Conversamos sobre outras coisas mundanas, como por exemplo o hábito de andar descalço nas ruas, ou a fuga das suas vidas anteriores, ou ainda sobre o resgate da causa dos degredados, dos excluídos, dos chamados "zeros" à esquerda. Os dois jovens sorriam mansamente enquanto me respondiam. Olhares plácidos, simpáticos, atenciosos, me pediram que indicasse nomes para que incluissem nas suas orações.

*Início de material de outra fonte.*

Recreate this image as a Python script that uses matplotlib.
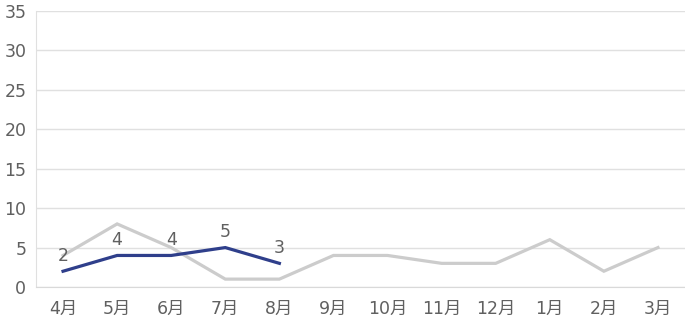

Agradeci. Dei alguns nomes. Senti-me pequenina diante da grandeza do seu gesto de enfrentar as agruras do seculo XXI como instrumentos da paz cristã. Seguem à risca a oração famosa do Mestre, consolam onde há desespero e onde há ódio, levam amor aos corações. Imagino que todos os dias devem reforçar suas crenças nos exemplos de Franciso, Antônio e Clara, entre tantos, que fundaram alicerces de dedicação ao próximo na era moderna.
Os filhos de S.Francisco seguiriam a pé. Podiam pegar um ônibus em direção à casa onde vivem e trabalham, mas não levam dinheiro e se precisam de algo, pedem, são pedintes da caridade alheia.
Quando ofereci o dinheiro para que pegassem um transporte, só aceitaram a quantia exata correspondente ao valor das passagens. Mas, como eu não dispunha de dinheiro trocado, e teriam que ficar com o troco, foi mesmo muito difícil convencê-los que eu não queria a sobra. Podiam levar, eu argumentei.
Entretanto, os meigos rapazes foram comigo ao jornaleiro e a um bar na tentativa de trocar a nota de 10 reais. Alegavam que só precisavam tres reais e 60 centavos e que não era certo ficarem com o resto.
Em dado momento, tive a luz. E o pão? Não tinham que comprar pão para os habitantes da casa? Pois que passassem numa padaria e gastassem o restante da quantia em pães para os irmãos. Que retornassem à casa levando aproximadamente seis reais de pão. Era uma doação que eu estaria fazendo, falei.
Lucas e Tobias me beijaram as mãos e o rosto. Foram-se com seu passo lento. Agradeceram. Legaram-me uma profunda lição. Deixaram-me a lembrança da foto do nosso encontro. Muito mais, me exemplificaram sobre a renúncia ao mundo consumista.
Despedimo-nos e segui para encontrar minhas amigas que me esperavam no restaurante. Ao entrar e sentar para almoçar, agradeci o prato de comida, repensei sobre o dinheiro, revi conceitos sobre o amor e a missão que damos às nossas vidas. Alimentei o corpo, embora a alma já tivesse se alimentado de sabedoria e desprendimento.